- _Direction_:
Look for the line containing "Give me the Plotly source for this chart." and the line containing "return 1 - p / H"; retype them and all lines between, exactly, and leave out the pictures.

- _Records provided_:
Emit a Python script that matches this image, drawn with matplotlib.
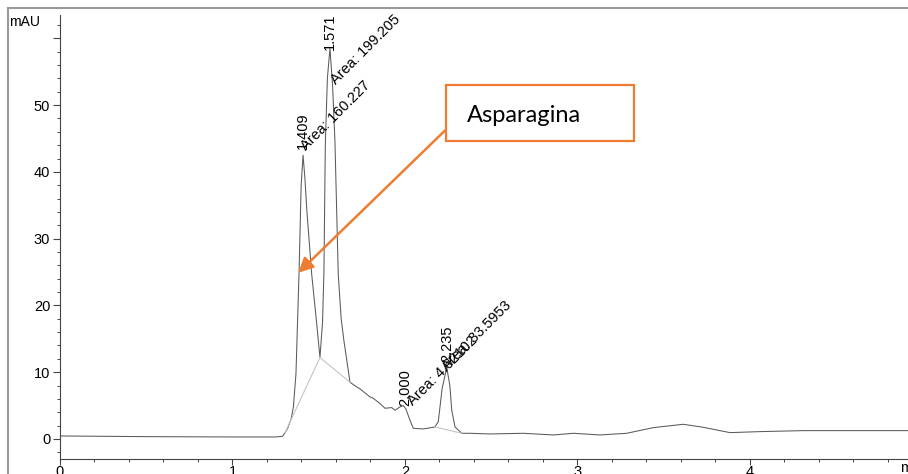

...

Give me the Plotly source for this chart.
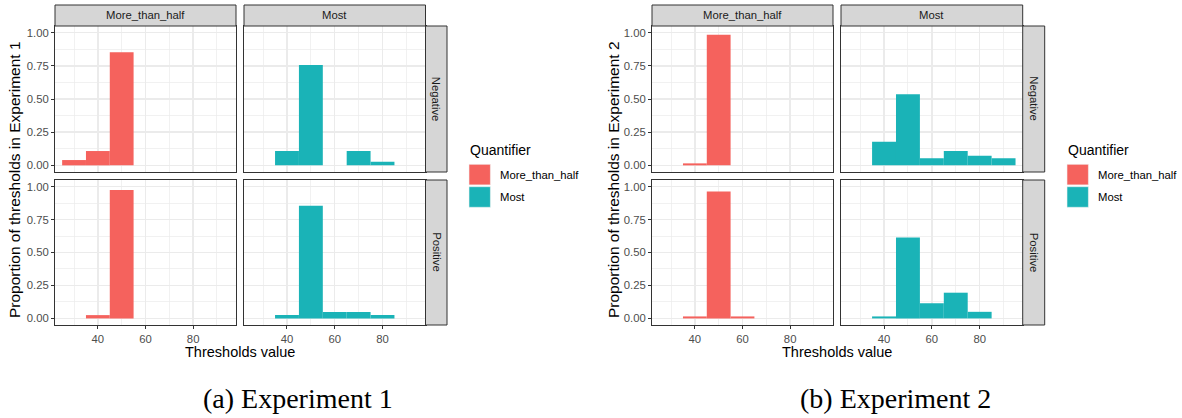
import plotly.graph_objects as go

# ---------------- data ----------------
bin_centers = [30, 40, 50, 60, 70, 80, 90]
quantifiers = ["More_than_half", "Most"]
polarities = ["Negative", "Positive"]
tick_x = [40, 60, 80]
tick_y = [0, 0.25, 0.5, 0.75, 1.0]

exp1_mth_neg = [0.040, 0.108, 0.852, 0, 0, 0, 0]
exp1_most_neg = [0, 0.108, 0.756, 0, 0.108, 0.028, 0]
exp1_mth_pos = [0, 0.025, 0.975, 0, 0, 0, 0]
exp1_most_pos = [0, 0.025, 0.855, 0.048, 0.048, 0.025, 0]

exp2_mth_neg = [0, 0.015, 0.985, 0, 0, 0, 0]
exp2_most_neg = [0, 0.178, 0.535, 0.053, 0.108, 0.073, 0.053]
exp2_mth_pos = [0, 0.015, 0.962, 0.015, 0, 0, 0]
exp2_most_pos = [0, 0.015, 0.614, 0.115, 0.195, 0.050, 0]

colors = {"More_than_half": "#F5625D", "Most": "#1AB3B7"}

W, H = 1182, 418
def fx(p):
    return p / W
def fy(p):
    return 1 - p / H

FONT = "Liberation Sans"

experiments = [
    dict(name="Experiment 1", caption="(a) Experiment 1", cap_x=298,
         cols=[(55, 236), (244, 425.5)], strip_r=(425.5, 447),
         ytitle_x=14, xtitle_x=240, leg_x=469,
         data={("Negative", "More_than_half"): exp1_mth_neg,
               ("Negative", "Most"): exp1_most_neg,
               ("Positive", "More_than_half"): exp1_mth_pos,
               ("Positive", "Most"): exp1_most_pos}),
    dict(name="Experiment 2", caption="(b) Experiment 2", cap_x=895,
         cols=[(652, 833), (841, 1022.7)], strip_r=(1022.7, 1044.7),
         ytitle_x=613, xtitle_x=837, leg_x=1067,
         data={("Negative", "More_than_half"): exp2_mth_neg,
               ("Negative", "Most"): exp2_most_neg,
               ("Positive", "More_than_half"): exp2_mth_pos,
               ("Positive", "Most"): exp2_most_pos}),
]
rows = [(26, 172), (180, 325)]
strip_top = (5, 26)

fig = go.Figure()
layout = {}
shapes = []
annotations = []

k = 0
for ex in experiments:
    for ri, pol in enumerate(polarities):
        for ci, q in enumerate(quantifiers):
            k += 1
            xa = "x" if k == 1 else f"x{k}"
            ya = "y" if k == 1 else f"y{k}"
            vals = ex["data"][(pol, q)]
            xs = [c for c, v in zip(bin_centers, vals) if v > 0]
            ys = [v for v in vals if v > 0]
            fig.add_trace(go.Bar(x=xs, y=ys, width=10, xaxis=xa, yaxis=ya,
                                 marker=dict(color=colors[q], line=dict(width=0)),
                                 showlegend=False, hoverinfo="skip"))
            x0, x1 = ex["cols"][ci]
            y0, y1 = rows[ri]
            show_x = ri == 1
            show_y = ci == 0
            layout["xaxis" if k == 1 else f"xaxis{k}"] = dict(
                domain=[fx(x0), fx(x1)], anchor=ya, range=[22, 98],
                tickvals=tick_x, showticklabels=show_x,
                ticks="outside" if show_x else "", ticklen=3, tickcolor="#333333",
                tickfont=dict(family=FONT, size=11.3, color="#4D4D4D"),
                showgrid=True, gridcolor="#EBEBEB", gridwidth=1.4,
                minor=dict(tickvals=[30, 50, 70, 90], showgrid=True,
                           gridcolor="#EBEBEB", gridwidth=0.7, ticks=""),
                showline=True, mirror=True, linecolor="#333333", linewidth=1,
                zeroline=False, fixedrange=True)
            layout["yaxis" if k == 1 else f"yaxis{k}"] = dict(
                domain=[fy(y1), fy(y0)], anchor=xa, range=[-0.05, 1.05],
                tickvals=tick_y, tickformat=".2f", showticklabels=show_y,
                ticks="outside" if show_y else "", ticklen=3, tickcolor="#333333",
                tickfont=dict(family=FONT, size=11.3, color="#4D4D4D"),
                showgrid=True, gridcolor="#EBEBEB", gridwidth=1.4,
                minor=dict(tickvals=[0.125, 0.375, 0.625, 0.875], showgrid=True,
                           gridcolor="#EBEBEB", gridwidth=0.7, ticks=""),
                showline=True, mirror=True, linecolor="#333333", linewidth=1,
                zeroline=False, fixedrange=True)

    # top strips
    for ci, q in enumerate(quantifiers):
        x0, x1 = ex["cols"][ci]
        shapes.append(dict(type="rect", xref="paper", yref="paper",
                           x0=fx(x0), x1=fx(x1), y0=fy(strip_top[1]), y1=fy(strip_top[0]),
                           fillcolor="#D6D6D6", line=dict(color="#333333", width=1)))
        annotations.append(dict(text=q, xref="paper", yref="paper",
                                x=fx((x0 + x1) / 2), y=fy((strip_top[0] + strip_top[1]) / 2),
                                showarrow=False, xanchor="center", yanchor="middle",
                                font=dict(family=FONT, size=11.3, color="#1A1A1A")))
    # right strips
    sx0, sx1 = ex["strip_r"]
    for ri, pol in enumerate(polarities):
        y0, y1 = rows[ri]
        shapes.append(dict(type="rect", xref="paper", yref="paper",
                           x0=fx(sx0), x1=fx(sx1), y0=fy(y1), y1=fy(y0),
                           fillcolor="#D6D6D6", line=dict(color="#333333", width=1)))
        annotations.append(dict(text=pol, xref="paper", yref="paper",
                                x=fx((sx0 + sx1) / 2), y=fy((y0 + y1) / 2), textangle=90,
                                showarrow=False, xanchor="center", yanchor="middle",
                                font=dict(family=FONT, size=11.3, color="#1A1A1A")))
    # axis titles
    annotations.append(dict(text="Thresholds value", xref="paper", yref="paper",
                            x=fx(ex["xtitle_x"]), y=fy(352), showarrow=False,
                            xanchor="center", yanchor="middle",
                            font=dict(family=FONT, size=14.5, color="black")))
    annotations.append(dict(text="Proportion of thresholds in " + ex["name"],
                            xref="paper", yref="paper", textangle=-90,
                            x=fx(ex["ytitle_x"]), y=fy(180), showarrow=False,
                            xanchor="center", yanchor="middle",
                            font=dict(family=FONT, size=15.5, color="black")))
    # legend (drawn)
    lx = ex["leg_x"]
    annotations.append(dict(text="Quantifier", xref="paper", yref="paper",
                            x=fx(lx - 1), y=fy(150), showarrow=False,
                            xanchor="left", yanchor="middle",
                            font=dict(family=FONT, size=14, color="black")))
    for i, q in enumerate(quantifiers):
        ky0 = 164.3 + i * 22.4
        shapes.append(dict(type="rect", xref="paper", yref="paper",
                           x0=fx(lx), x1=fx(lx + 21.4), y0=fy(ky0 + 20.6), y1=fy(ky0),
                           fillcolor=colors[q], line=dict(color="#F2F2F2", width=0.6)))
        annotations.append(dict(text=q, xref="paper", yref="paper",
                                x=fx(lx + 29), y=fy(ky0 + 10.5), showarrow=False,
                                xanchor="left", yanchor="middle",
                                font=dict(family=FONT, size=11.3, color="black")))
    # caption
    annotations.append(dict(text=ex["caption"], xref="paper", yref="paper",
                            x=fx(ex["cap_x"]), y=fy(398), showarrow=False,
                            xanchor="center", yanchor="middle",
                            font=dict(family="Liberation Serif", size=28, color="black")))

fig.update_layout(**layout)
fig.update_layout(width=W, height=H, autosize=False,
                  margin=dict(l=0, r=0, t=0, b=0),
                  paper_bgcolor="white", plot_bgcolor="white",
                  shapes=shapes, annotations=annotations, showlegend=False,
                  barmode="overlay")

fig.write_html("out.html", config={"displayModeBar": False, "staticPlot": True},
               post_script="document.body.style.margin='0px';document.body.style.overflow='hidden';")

- _Written solution_:
Give me the Plotly source for this chart.
import plotly.graph_objects as go

# ---------------- data ----------------
bin_centers = [30, 40, 50, 60, 70, 80, 90]
quantifiers = ["More_than_half", "Most"]
polarities = ["Negative", "Positive"]
tick_x = [40, 60, 80]
tick_y = [0, 0.25, 0.5, 0.75, 1.0]

exp1_mth_neg = [0.040, 0.108, 0.852, 0, 0, 0, 0]
exp1_most_neg = [0, 0.108, 0.756, 0, 0.108, 0.028, 0]
exp1_mth_pos = [0, 0.025, 0.975, 0, 0, 0, 0]
exp1_most_pos = [0, 0.025, 0.855, 0.048, 0.048, 0.025, 0]

exp2_mth_neg = [0, 0.015, 0.985, 0, 0, 0, 0]
exp2_most_neg = [0, 0.178, 0.535, 0.053, 0.108, 0.073, 0.053]
exp2_mth_pos = [0, 0.015, 0.962, 0.015, 0, 0, 0]
exp2_most_pos = [0, 0.015, 0.614, 0.115, 0.195, 0.050, 0]

colors = {"More_than_half": "#F5625D", "Most": "#1AB3B7"}

W, H = 1182, 418
def fx(p):
    return p / W
def fy(p):
    return 1 - p / H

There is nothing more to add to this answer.